Amidst reports doing the rounds regarding its foreign holding, the Kerala-based Federal Bank has come out with a clarification on its foreign investment.
“We would like to clarify that we have not sought any change in the already existing limit of foreign investment (or even in the existing sub-limits for FIIs up to 49 per cent and NRI holding up to 24 per cent) in the equity share capital of the bank,” Shyam Srinivasan, Managing Director and CEO, said at a press meet here on Monday.
This limit is exactly as was approved by the shareholders’ resolution of February 23, 2006, and RBI approval dated March 22, 2006, he said.

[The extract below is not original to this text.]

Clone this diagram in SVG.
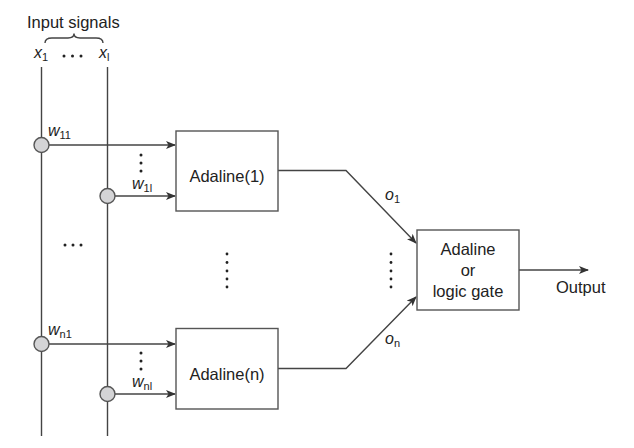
<svg xmlns="http://www.w3.org/2000/svg" width="634" height="448" viewBox="0 0 634 448">
<defs>
<style>
.ln{stroke:#444;stroke-width:1.4;fill:none}
.bx{fill:#fff;stroke:#555;stroke-width:1.4}
.nd{fill:#d4d4d6;stroke:#555;stroke-width:1.4}
.t{font-family:"Liberation Sans",Arial,sans-serif;font-size:16.5px;fill:#222}
.it{font-family:"Liberation Sans",Arial,sans-serif;font-size:16px;font-style:italic;fill:#222}
.sb{font-family:"Liberation Sans",Arial,sans-serif;font-size:11px;font-style:normal;fill:#222}
.dot{fill:#222}
</style>
<marker id="ah" markerWidth="10" markerHeight="8" refX="9" refY="4" orient="auto" markerUnits="userSpaceOnUse">
<path d="M0,0 L10,4 L0,8 L2.5,4 Z" fill="#333"/>
</marker>
</defs>
<rect width="634" height="448" fill="#fff"/>

<g id="input-signals">
<text class="t" x="27" y="28">Input signals</text>
<path class="ln" stroke-width="1.1" d="M45,43 Q45,38 52,38 L68,38 Q74,38 74,33.5 Q74,38 80,38 L96,38 Q103,38 103,43"/>
<text class="it" x="34" y="58">x<tspan class="sb" dy="3">1</tspan></text>
<circle class="dot" cx="64" cy="56" r="1.5"/><circle class="dot" cx="72.5" cy="56" r="1.5"/><circle class="dot" cx="81" cy="56" r="1.5"/>
<text class="it" x="99" y="58">x<tspan class="sb" dy="3">l</tspan></text>
</g>

<g id="connectors">
<line class="ln" x1="41.5" y1="67" x2="41.5" y2="436"/>
<line class="ln" x1="107.5" y1="67" x2="107.5" y2="436"/>
<line class="ln" x1="49" y1="145" x2="175" y2="145" marker-end="url(#ah)"/>
<line class="ln" x1="115" y1="196" x2="175" y2="196" marker-end="url(#ah)"/>
<line class="ln" x1="49" y1="344" x2="175" y2="344" marker-end="url(#ah)"/>
<line class="ln" x1="115" y1="394" x2="175" y2="394" marker-end="url(#ah)"/>
<polyline class="ln" points="278,170.5 346,170.5 416,243" marker-end="url(#ah)"/>
<polyline class="ln" points="278,368.5 346,368.5 416,297" marker-end="url(#ah)"/>
<line class="ln" x1="519" y1="270" x2="588" y2="270" marker-end="url(#ah)"/>
</g>

<g id="node-w11">
<circle class="nd" cx="41.5" cy="145" r="7.5"/>
<text class="it" x="48" y="136">w<tspan class="sb" dy="3">11</tspan></text>
</g>
<g id="node-w1l">
<circle class="nd" cx="107.5" cy="196" r="7.5"/>
<text class="it" x="132" y="189">w<tspan class="sb" dy="3">1</tspan><tspan class="sb" font-style="italic">l</tspan></text>
</g>
<g id="node-wn1">
<circle class="nd" cx="41.5" cy="344" r="7.5"/>
<text class="it" x="48" y="335">w<tspan class="sb" dy="3">n1</tspan></text>
</g>
<g id="node-wnl">
<circle class="nd" cx="107.5" cy="394" r="7.5"/>
<text class="it" x="132" y="387">w<tspan class="sb" dy="3">nl</tspan></text>
</g>

<g id="dots">
<circle class="dot" cx="141" cy="155" r="1.5"/><circle class="dot" cx="141" cy="163" r="1.5"/><circle class="dot" cx="141" cy="171" r="1.5"/>
<circle class="dot" cx="141" cy="353" r="1.5"/><circle class="dot" cx="141" cy="361" r="1.5"/><circle class="dot" cx="141" cy="369" r="1.5"/>
<circle class="dot" cx="65" cy="245" r="1.5"/><circle class="dot" cx="73" cy="245" r="1.5"/><circle class="dot" cx="81" cy="245" r="1.5"/>
<circle class="dot" cx="227" cy="254" r="1.4"/><circle class="dot" cx="227" cy="262.5" r="1.4"/><circle class="dot" cx="227" cy="271" r="1.4"/><circle class="dot" cx="227" cy="279" r="1.4"/><circle class="dot" cx="227" cy="287" r="1.4"/>
<circle class="dot" cx="391" cy="254" r="1.4"/><circle class="dot" cx="391" cy="262.5" r="1.4"/><circle class="dot" cx="391" cy="271" r="1.4"/><circle class="dot" cx="391" cy="279" r="1.4"/><circle class="dot" cx="391" cy="287" r="1.4"/>
</g>

<g id="adaline-1">
<rect class="bx" x="176" y="131" width="102" height="80"/>
<text class="t" x="227" y="182" text-anchor="middle">Adaline(1)</text>
</g>
<g id="adaline-n">
<rect class="bx" x="176" y="328.5" width="102" height="80.5"/>
<text class="t" x="227" y="380" text-anchor="middle">Adaline(n)</text>
</g>
<g id="adaline-or-gate">
<rect class="bx" x="417" y="230" width="102" height="80"/>
<text class="t" x="468" y="255" text-anchor="middle">Adaline</text>
<text class="t" x="468" y="276" text-anchor="middle">or</text>
<text class="t" x="468" y="297" text-anchor="middle">logic gate</text>
</g>

<g id="labels">
<text class="it" x="385" y="200">o<tspan class="sb" dy="3">1</tspan></text>
<text class="it" x="385" y="344">o<tspan class="sb" dy="3" font-style="italic">n</tspan></text>
<text class="t" x="556" y="293">Output</text>
</g>
</svg>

The consolidated FDI policy issued by the Department of Industrial Policy and Promotion on April 5, 2013, stipulates that specific Government approval should be obtained for foreign holding above 49 per cent and up to 74 per cent of the equity capital of private sector banks.
In the light of this policy announcement, he said RBI had mandated Federal Bank to seek approval from the FIPB for continuing with their already prevailing foreign holding limit, he said, adding FIPB approval was therefore required to maintain the status quo of the limits extant in the bank since 2006.
He said the cap limit on individual shareholding of 4.99 per cent would remain and no shareholder whether domestic, FII, NRI would be able to acquire stake in the bank beyond 4.99 per cent without obtaining the approval of the board of directors and thereafter of the regulators.
“While the reports confirm that FIPB has approved the bank’s application, we are yet to receive the formal communication of the approval,” he said.
“Our focus area remains organic growth and we are not in any way considering any change in the ownership structure of the bank,” he added.